Monday, September 29, 2008

Kiana goes to Preschool

Kiana had her first day of school today! She has been counting down the days. I have been counting with her, at least on the days she drove me crazy (most days). But something weird happened today when I dropped her off that I wasn't expecting. I was sad before I even got to the car. And I was the not the only one, Mariah was sad also. We both just kinda looked at each other like now what. Kiana is usually the one who runs the show. Mariah and I pretty much march to Kiana's drum. Well anyways on the way home I started to cry. I know some of you are probably thinking big deal, you always cry (haha).
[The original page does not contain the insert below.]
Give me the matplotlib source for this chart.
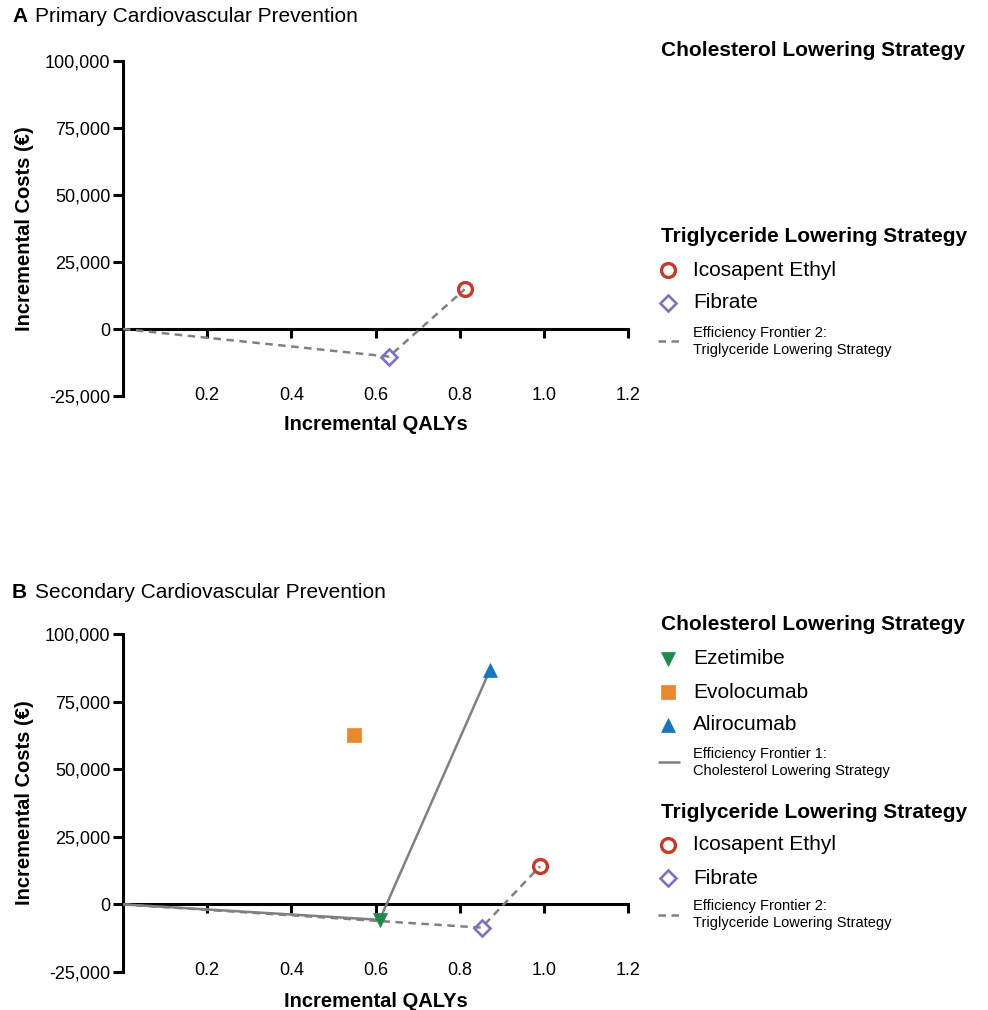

I've left Kiana many times before and for much longer than those 5 minutes today, but this was different. Kiana is growing up, she is not going to be with me all day everyday. It hit me hard! I am getting choked up just writing about it. It's so crazy how fast they grow up. She is my first, my baby. I love watching her grow and mature but and the same time it is hard when you realize your baby is growing up.


Mariah didn't like me much today, she thought I was boring. I am not use to being the one who entertains her, that's Kiana's job. Usually Kiana plays with Mariah and then when Mariah gets mad or bored I hold and cuddle her. So I tried that today. Yeah right! Mariah didn't want me to hold and cuddle her for two hours. I always thought Mariah was such an easy baby, she doesn't wine and fuss for me 24/7. Well a big part of that is because she has a WONDERFUL big sister who plays with her all day. I tried to play and make her laugh but its not that easy. It was fun for like 10 minutes then I was ready to put her down and get things done. I guess I didn't realize that Kiana is nonstop when it comes to Mariah. I have some pretty big shoes to fill.
Kiana playing with her friends at school

She was such a good sport posing for all the pictures I had to take

1 comment:

The Mecham Family said...

I think it's sweet that you cried after taking her to school. I get sad as well when I realize how quickly our kids are growing up!